Во дворе старые яблони застыли в легком морозном полдне. Шелестя, облетали последние, уже обесцвеченные и скрученные холодами листья, их шелест в прозрачном воздухе заставлял затаить дыхание и дождаться последнего звука — соприкосновения падающего листа с другими, выстлавшими собой землю. А лист падал так долго и так невесомо, в полной тишине и безветрии, замедляя собою время, и хотелось сделать что-то резкое, крикнуть, двинуться, чтобы убедиться, что внутри тебя есть еще жизнь и собственный пульс, не подчиняющийся замедленному метроному осени.
— Четверо нас, — мужичок достал из кармана телогрейки папиросы. — Да вы, бабоньки, не дрейфите, мы мужики тертые, стрелять и охранять приученные, потому что все — лесники! А Николай вообще зверь, потому что с афгана еще на голову контуженный. Мы все тут рядом живем, за домом Кемира присматриваем уже которой год!..
Сблизившее нас с Ритой за эти дни ощущение одиночества и уединения пропало. Раздеваясь в предбаннике, мы то и дело посматривали в крошечное окно, выискивая затаившихся охранников, особенно Николая, который “вообще зверь”…
— А кто это — Кемир? — спросила Рита, раздевшись.
— Это теперь твой муж.
— Ну вот, — загрустила она, — я только привыкла к его странному имени, только научилась произносить с ходу, не заикаясь — Га-да-мер! — она закрыла глаза и легко улыбнулась.
— Моя тетушка Леони называла корейца Кемой, я так думаю, что его родовое имя — Кем. Ты что, в трусах будешь париться?
— Да, — уверенно заявила Рита. — Я всегда моюсь в трусах. Так микробы не проникают внутрь женского организма.
Выслушав такое заявление, я в первую минуту, конечно, подумала, что медицинское образование не проходит даром, но потом призадумалась.
— Госпожа, — присела я перед нею в парилке на корточки, — “я знаю, о чем вы думаете. Вы не доверяете слугам и служанкам в замке, и вы правы. Но я не такова, как они, я вас не предам. Госпожа, расскажите мне о своем горе”.

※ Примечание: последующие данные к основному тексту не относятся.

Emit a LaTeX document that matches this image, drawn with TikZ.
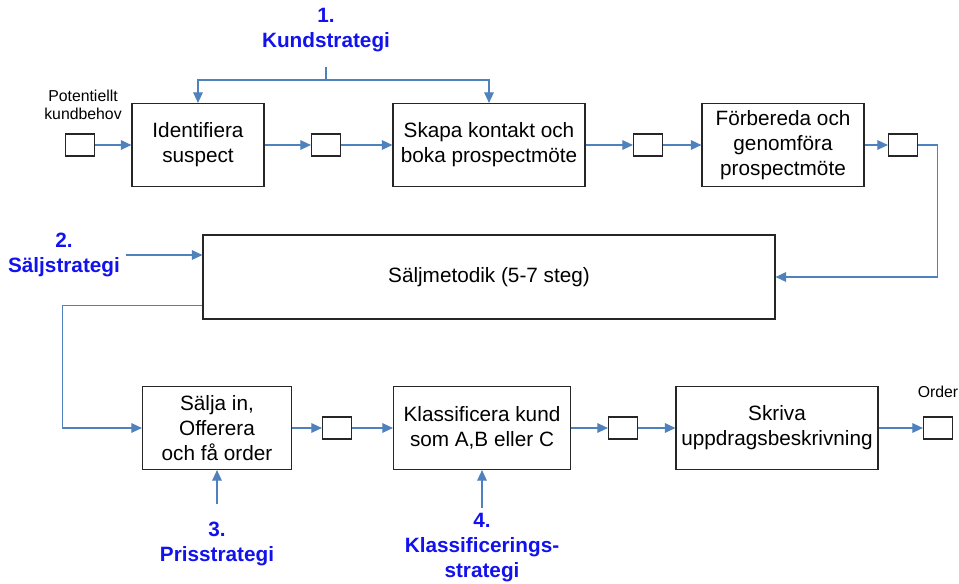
\documentclass[tikz,border=0pt]{standalone}
\usepackage{fontspec}
\setmainfont{Liberation Sans}
\usetikzlibrary{arrows.meta}
\definecolor{flowblue}{HTML}{4F81BD}
\definecolor{stratblue}{HTML}{1212EE}

\begin{document}
\begin{tikzpicture}[x=0.02cm, y=-0.02cm,
  box/.style={draw=black!85, line width=0.7pt, align=center, font=\fontsize{11.8}{14.2}\selectfont, minimum height=1.66cm, inner sep=2pt},
  sm/.style={draw=black!85, line width=0.7pt, minimum width=0.58cm, minimum height=0.44cm, inner sep=0pt},
  lbl/.style={align=center, font=\fontsize{9}{10.3}\selectfont},
  strat/.style={align=center, text=stratblue, font=\fontsize{11.8}{14.2}\selectfont\bfseries},
  arr/.style={draw=flowblue, line width=0.6pt, -{Triangle[length=6pt,width=5.5pt]}}]
\useasboundingbox (0,0) rectangle (959,584);

% top row
\node[lbl] (pot) at (83,105) {Potentiellt\\kundbehov};
\node[sm] (s0) at (80,145) {};
\node[box, minimum width=2.64cm] (ident) at (198,145) {Identifiera\\suspect};
\node[sm] (s1) at (326,145) {};
\node[box, minimum width=3.84cm] (skapa) at (489,145) {Skapa kontakt och\\boka prospectmöte};
\node[sm] (s2) at (648,145) {};
\node[box, minimum width=3.24cm] (forb) at (783,145) {Förbereda och\\genomföra\\prospectmöte};
\node[sm] (s3) at (903,145) {};

% middle
\node[box, minimum width=11.44cm, minimum height=1.68cm] (metod) at (489,277) {Säljmetodik (5-7 steg)};

% bottom row
\node[box, minimum width=2.98cm] (salja) at (217,428) {Sälja in,\\Offerera\\och få order};
\node[sm] (s4) at (337,428) {};
\node[box, minimum width=3.54cm] (klass) at (482,428) {Klassificera kund\\som A,B eller C};
\node[sm] (s5) at (623,428) {};
\node[box, minimum width=4.04cm] (skriva) at (777,428) {Skriva\\uppdragsbeskrivning};
\node[sm] (s6) at (938,428) {};
\node[lbl] (order) at (938,392) {Order};

% strategies
\node[strat] (k1) at (326,30) {1.\\Kundstrategi};
\node[strat] (k2) at (64,255) {2.\\Säljstrategi};
\node[strat] (k3) at (217,544) {3.\\Prisstrategi};
\node[strat] (k4) at (482,548) {4.\\Klassificerings-\\strategi};
\coordinate (ks) at (326,80);

% flow
\draw[arr] (s0) -- (ident);
\draw[arr] (ident) -- (s1);
\draw[arr] (s1) -- (skapa);
\draw[arr] (skapa) -- (s2);
\draw[arr] (s2) -- (forb);
\draw[arr] (forb) -- (s3);
\draw[arr] (s3.east) -- ++(0.38cm,0) |- (metod.east);
\draw[arr] ([yshift=0.28cm]metod.south west) -- ++(-2.8cm,0) |- (salja.west);
\draw[arr] (salja) -- (s4);
\draw[arr] (s4) -- (klass);
\draw[arr] (klass) -- (s5);
\draw[arr] (s5) -- (skriva);
\draw[arr] (skriva) -- (s6);

% strategy inputs
\draw[flowblue, line width=0.6pt, shorten <=5pt] (k1) -- (ks);
\draw[arr] (ks) -| (ident.north);
\draw[arr] (ks) -| (skapa.north);
\draw[arr] (k2) -- (k2 -| metod.west);
\draw[arr, shorten <=7pt] (k3) -- (salja);
\draw[arr] (k4) -- (klass);
\end{tikzpicture}
\end{document}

Выдав все это наизусть, я изобразила на лице собачью преданность и напряженное участливое внимание.
— О, никто не поможет моему горю! — вдруг совершенно натурально зарыдала Рита.
— Не правильно. Ты должна сказать: “Пастушка, прекрасная пастушка, если ты меня выдашь, Господь Бог и пресвятая Дева покарают тебя”, потом погладить меня по щеке и решиться: “Слушай. Я расскажу тебе о своем горе”. Вот так.
— Эт-то из какой пьесы? — всхлипывает Маргарита, уже выпустив улыбку на дрожащие губы.
— Это из моей любимой сказки.
— Ладно, пастушка, куда от тебя денешься… Смотри.
Глубоко вздохнув, Рита Мазарина стащила трусики. Я тщательно, сантиметр за сантиметром, обшарила глазами низ ее живота, подработанные для посещения бассейна волосы на лобке, но ничего интересного, что бы стоило прятать под трусами, не нашла. Рита медленно повернулась спиной.